## Begin

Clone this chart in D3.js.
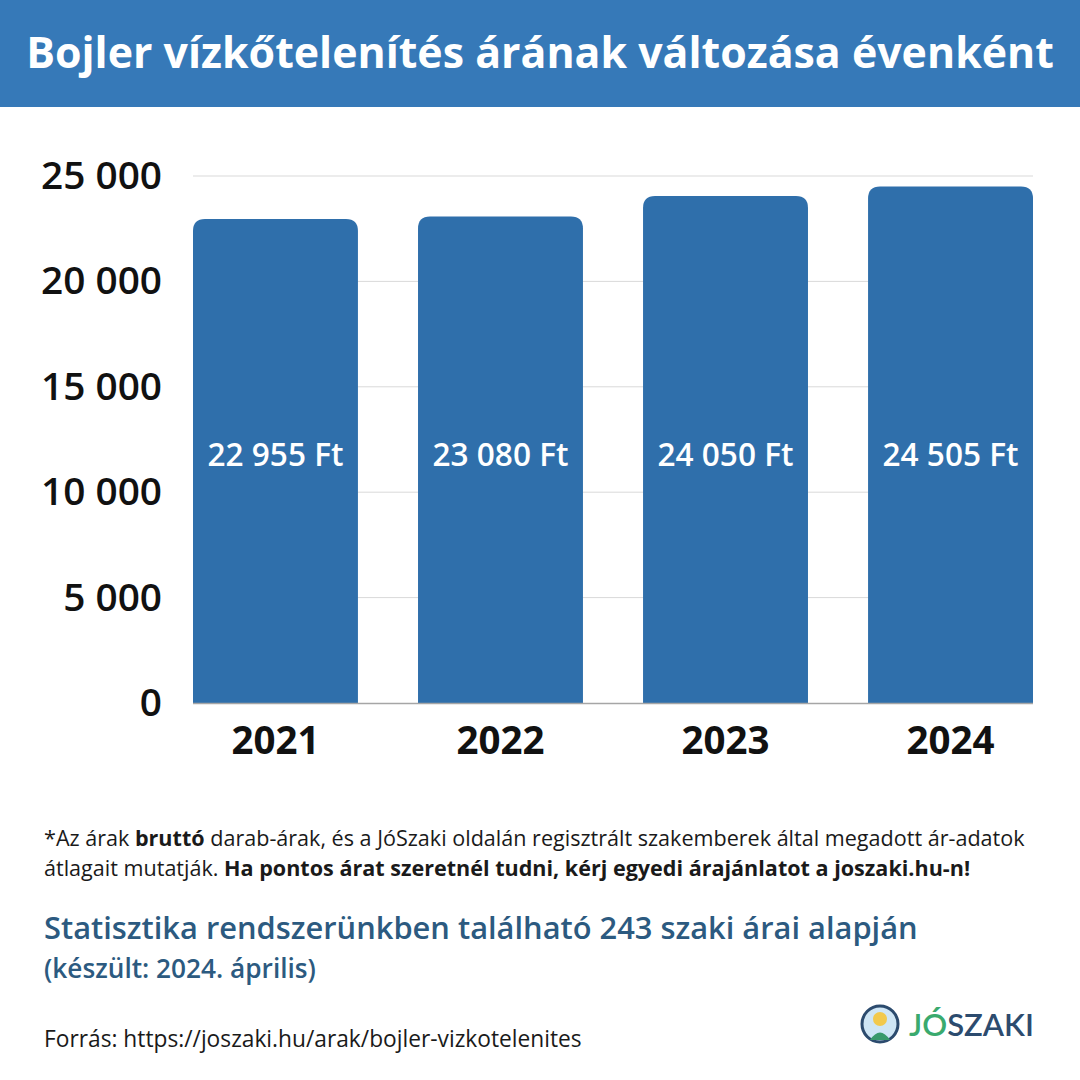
<!DOCTYPE html>
<html><head><meta charset="utf-8">
<script src="https://cdn.jsdelivr.net/npm/d3@7"></script>
<style>html,body{margin:0;padding:0;background:#fff;}svg{display:block;font-family:"Open Sans","Noto Sans",sans-serif;}</style>
</head><body>
<svg id="c" width="1080" height="1080"></svg>
<script>
const categories = ["2021", "2022", "2023", "2024"];
const values = [22955, 23080, 24050, 24505];
const valueLabels = ["22 955 Ft", "23 080 Ft", "24 050 Ft", "24 505 Ft"];
const yTicks = [0, 5000, 10000, 15000, 20000, 25000];
const yTickLabels = ["0", "5 000", "10 000", "15 000", "20 000", "25 000"];

const svg = d3.select("#c");
const blue = "#3679b8", barColor = "#2f6fab", dark = "#2c5a80";

function fitWidth(t, w){
  const cur = t.node().getComputedTextLength();
  const fs = +t.attr("font-size");
  const nfs = fs * w / cur;
  t.attr("font-size", nfs);
  return nfs;
}

// header
svg.append("rect").attr("x",0).attr("y",0).attr("width",1080).attr("height",107).attr("fill",blue);
const title = svg.append("text").attr("x",540).attr("y",68).attr("text-anchor","middle")
  .attr("fill","#fff").attr("font-weight",700).attr("font-size",40)
  .text("Bojler vízkőtelenítés árának változása évenként");
fitWidth(title, 1028);

const x = d3.scaleBand().domain(categories).range([193,1033]).paddingInner(0.267).paddingOuter(0);
const y = d3.scaleLinear().domain([0,25000]).range([703,176]);

// gridlines
svg.append("g").selectAll("line").data(yTicks.filter(d=>d>0)).join("line")
  .attr("x1",193).attr("x2",1033).attr("y1",d=>y(d)).attr("y2",d=>y(d))
  .attr("stroke","#d9d9d9").attr("stroke-width",1);

// y axis labels
const yAxis = d3.axisLeft(y).tickValues(yTicks).tickFormat((d,i)=>yTickLabels[i]).tickSize(0).tickPadding(0);
const yg = svg.append("g").attr("transform","translate(162,0)").call(yAxis);
yg.select(".domain").remove();
yg.selectAll("text").attr("font-size",36).attr("font-weight",600).attr("fill","#111")
  .attr("font-family","'Open Sans',sans-serif");
{
  const t = yg.selectAll("text").filter((d)=>d===25000);
  const fs = fitWidth(t, 121);
  yg.selectAll("text").attr("font-size", fs);
}

// bars with rounded top corners
const r = 12;
svg.append("g").selectAll("path").data(values).join("path")
  .attr("fill",barColor)
  .attr("d",(d,i)=>{
    const x0 = x(categories[i]), w = x.bandwidth(), y0 = y(d), yb = y(0);
    return `M${x0},${yb}V${y0+r}Q${x0},${y0} ${x0+r},${y0}H${x0+w-r}Q${x0+w},${y0} ${x0+w},${y0+r}V${yb}Z`;
  });

// baseline
svg.append("line").attr("x1",193).attr("x2",1033).attr("y1",y(0)+0.5).attr("y2",y(0)+0.5)
  .attr("stroke","#a6a6a6").attr("stroke-width",1.5);

// value labels
const vl = svg.append("g").selectAll("text").data(values).join("text")
  .attr("x",(d,i)=>x(categories[i])+x.bandwidth()/2)
  .attr("y",466)
  .attr("text-anchor","middle").attr("fill","#fff").attr("font-size",28).attr("font-weight",600)
  .text((d,i)=>valueLabels[i]);
{
  const fs = fitWidth(vl.filter((d,i)=>i===0), 136);
  vl.attr("font-size", fs);
}

// x axis labels
const xAxis = d3.axisBottom(x).tickSize(0).tickPadding(0);
const xg = svg.append("g").attr("transform","translate(0,0)").call(xAxis);
xg.select(".domain").remove();
xg.selectAll("text").attr("dy",null).attr("y",754).attr("font-size",40).attr("font-weight",700).attr("fill","#111")
  .attr("font-family","'Open Sans',sans-serif");
{
  const fs = fitWidth(xg.selectAll("text").filter(d=>d==="2021"), 88);
  xg.selectAll("text").attr("font-size", fs);
}

// footnote
const fn = svg.append("text").attr("x",44).attr("y",846).attr("font-size",20).attr("fill","#1a1a1a");
fn.append("tspan").text("*Az árak ");
fn.append("tspan").attr("font-weight",700).text("bruttó");
fn.append("tspan").text(" darab-árak, és a JóSzaki oldalán regisztrált szakemberek által megadott ár-adatok");
const fs1 = fitWidth(fn, 981);
const fn2 = svg.append("text").attr("x",44).attr("y",876).attr("font-size",fs1).attr("fill","#1a1a1a");
fn2.append("tspan").text("átlagait mutatják. ");
fn2.append("tspan").attr("font-weight",700).text("Ha pontos árat szeretnél tudni, kérj egyedi árajánlatot a joszaki.hu-n!");

const st = svg.append("text").attr("x",44).attr("y",939).attr("font-size",30).attr("font-weight",600).attr("fill",dark)
  .text("Statisztika rendszerünkben található 243 szaki árai alapján");
fitWidth(st, 874);
const ks = svg.append("text").attr("x",44).attr("y",978).attr("font-size",22).attr("font-weight",600).attr("fill",dark)
  .text("(készült: 2024. április)");
fitWidth(ks, 272);

const fr = svg.append("text").attr("x",44).attr("y",1047).attr("font-size",22).attr("fill","#1a1a1a")
  .text("Forrás: https://joszaki.hu/arak/bojler-vizkotelenites");
fitWidth(fr, 538);

// logo
const lg = svg.append("g");
lg.append("circle").attr("cx",880).attr("cy",1024).attr("r",18).attr("fill","#cfe6f5").attr("stroke","#2c4b6e").attr("stroke-width",3);
lg.append("circle").attr("cx",880).attr("cy",1019).attr("r",7).attr("fill","#f2c94c");
lg.append("path").attr("d","M870,1040 Q880,1025 890,1040 Z").attr("fill","#3a9a6a");
const lt = lg.append("text").attr("x",909).attr("y",1036).attr("font-size",30).attr("font-weight",600)
  .attr("font-family","Lato,'Open Sans',sans-serif");
lt.append("tspan").attr("fill","#3aaa6e").text("JÓ");
lt.append("tspan").attr("fill","#2c4b6e").text("SZAKI");
fitWidth(lt, 125);
</script>
</body></html>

## End

_JOB_. Copy the data exactly. Any picture it contains is to be omitted.

_OUTPUT FOR THIS EXERCISE_.
Clone this chart in D3.js.
<!DOCTYPE html>
<html><head><meta charset="utf-8">
<script src="https://cdn.jsdelivr.net/npm/d3@7"></script>
<style>html,body{margin:0;padding:0;background:#fff;}svg{display:block;font-family:"Open Sans","Noto Sans",sans-serif;}</style>
</head><body>
<svg id="c" width="1080" height="1080"></svg>
<script>
const categories = ["2021", "2022", "2023", "2024"];
const values = [22955, 23080, 24050, 24505];
const valueLabels = ["22 955 Ft", "23 080 Ft", "24 050 Ft", "24 505 Ft"];
const yTicks = [0, 5000, 10000, 15000, 20000, 25000];
const yTickLabels = ["0", "5 000", "10 000", "15 000", "20 000", "25 000"];

const svg = d3.select("#c");
const blue = "#3679b8", barColor = "#2f6fab", dark = "#2c5a80";

function fitWidth(t, w){
  const cur = t.node().getComputedTextLength();
  const fs = +t.attr("font-size");
  const nfs = fs * w / cur;
  t.attr("font-size", nfs);
  return nfs;
}

// header
svg.append("rect").attr("x",0).attr("y",0).attr("width",1080).attr("height",107).attr("fill",blue);
const title = svg.append("text").attr("x",540).attr("y",68).attr("text-anchor","middle")
  .attr("fill","#fff").attr("font-weight",700).attr("font-size",40)
  .text("Bojler vízkőtelenítés árának változása évenként");
fitWidth(title, 1028);

const x = d3.scaleBand().domain(categories).range([193,1033]).paddingInner(0.267).paddingOuter(0);
const y = d3.scaleLinear().domain([0,25000]).range([703,176]);

// gridlines
svg.append("g").selectAll("line").data(yTicks.filter(d=>d>0)).join("line")
  .attr("x1",193).attr("x2",1033).attr("y1",d=>y(d)).attr("y2",d=>y(d))
  .attr("stroke","#d9d9d9").attr("stroke-width",1);

// y axis labels
const yAxis = d3.axisLeft(y).tickValues(yTicks).tickFormat((d,i)=>yTickLabels[i]).tickSize(0).tickPadding(0);
const yg = svg.append("g").attr("transform","translate(162,0)").call(yAxis);
yg.select(".domain").remove();
yg.selectAll("text").attr("font-size",36).attr("font-weight",600).attr("fill","#111")
  .attr("font-family","'Open Sans',sans-serif");
{
  const t = yg.selectAll("text").filter((d)=>d===25000);
  const fs = fitWidth(t, 121);
  yg.selectAll("text").attr("font-size", fs);
}

// bars with rounded top corners
const r = 12;
svg.append("g").selectAll("path").data(values).join("path")
  .attr("fill",barColor)
  .attr("d",(d,i)=>{
    const x0 = x(categories[i]), w = x.bandwidth(), y0 = y(d), yb = y(0);
    return `M${x0},${yb}V${y0+r}Q${x0},${y0} ${x0+r},${y0}H${x0+w-r}Q${x0+w},${y0} ${x0+w},${y0+r}V${yb}Z`;
  });

// baseline
svg.append("line").attr("x1",193).attr("x2",1033).attr("y1",y(0)+0.5).attr("y2",y(0)+0.5)
  .attr("stroke","#a6a6a6").attr("stroke-width",1.5);

// value labels
const vl = svg.append("g").selectAll("text").data(values).join("text")
  .attr("x",(d,i)=>x(categories[i])+x.bandwidth()/2)
  .attr("y",466)
  .attr("text-anchor","middle").attr("fill","#fff").attr("font-size",28).attr("font-weight",600)
  .text((d,i)=>valueLabels[i]);
{
  const fs = fitWidth(vl.filter((d,i)=>i===0), 136);
  vl.attr("font-size", fs);
}

// x axis labels
const xAxis = d3.axisBottom(x).tickSize(0).tickPadding(0);
const xg = svg.append("g").attr("transform","translate(0,0)").call(xAxis);
xg.select(".domain").remove();
xg.selectAll("text").attr("dy",null).attr("y",754).attr("font-size",40).attr("font-weight",700).attr("fill","#111")
  .attr("font-family","'Open Sans',sans-serif");
{
  const fs = fitWidth(xg.selectAll("text").filter(d=>d==="2021"), 88);
  xg.selectAll("text").attr("font-size", fs);
}

// footnote
const fn = svg.append("text").attr("x",44).attr("y",846).attr("font-size",20).attr("fill","#1a1a1a");
fn.append("tspan").text("*Az árak ");
fn.append("tspan").attr("font-weight",700).text("bruttó");
fn.append("tspan").text(" darab-árak, és a JóSzaki oldalán regisztrált szakemberek által megadott ár-adatok");
const fs1 = fitWidth(fn, 981);
const fn2 = svg.append("text").attr("x",44).attr("y",876).attr("font-size",fs1).attr("fill","#1a1a1a");
fn2.append("tspan").text("átlagait mutatják. ");
fn2.append("tspan").attr("font-weight",700).text("Ha pontos árat szeretnél tudni, kérj egyedi árajánlatot a joszaki.hu-n!");

const st = svg.append("text").attr("x",44).attr("y",939).attr("font-size",30).attr("font-weight",600).attr("fill",dark)
  .text("Statisztika rendszerünkben található 243 szaki árai alapján");
fitWidth(st, 874);
const ks = svg.append("text").attr("x",44).attr("y",978).attr("font-size",22).attr("font-weight",600).attr("fill",dark)
  .text("(készült: 2024. április)");
fitWidth(ks, 272);

const fr = svg.append("text").attr("x",44).attr("y",1047).attr("font-size",22).attr("fill","#1a1a1a")
  .text("Forrás: https://joszaki.hu/arak/bojler-vizkotelenites");
fitWidth(fr, 538);

// logo
const lg = svg.append("g");
lg.append("circle").attr("cx",880).attr("cy",1024).attr("r",18).attr("fill","#cfe6f5").attr("stroke","#2c4b6e").attr("stroke-width",3);
lg.append("circle").attr("cx",880).attr("cy",1019).attr("r",7).attr("fill","#f2c94c");
lg.append("path").attr("d","M870,1040 Q880,1025 890,1040 Z").attr("fill","#3a9a6a");
const lt = lg.append("text").attr("x",909).attr("y",1036).attr("font-size",30).attr("font-weight",600)
  .attr("font-family","Lato,'Open Sans',sans-serif");
lt.append("tspan").attr("fill","#3aaa6e").text("JÓ");
lt.append("tspan").attr("fill","#2c4b6e").text("SZAKI");
fitWidth(lt, 125);
</script>
</body></html>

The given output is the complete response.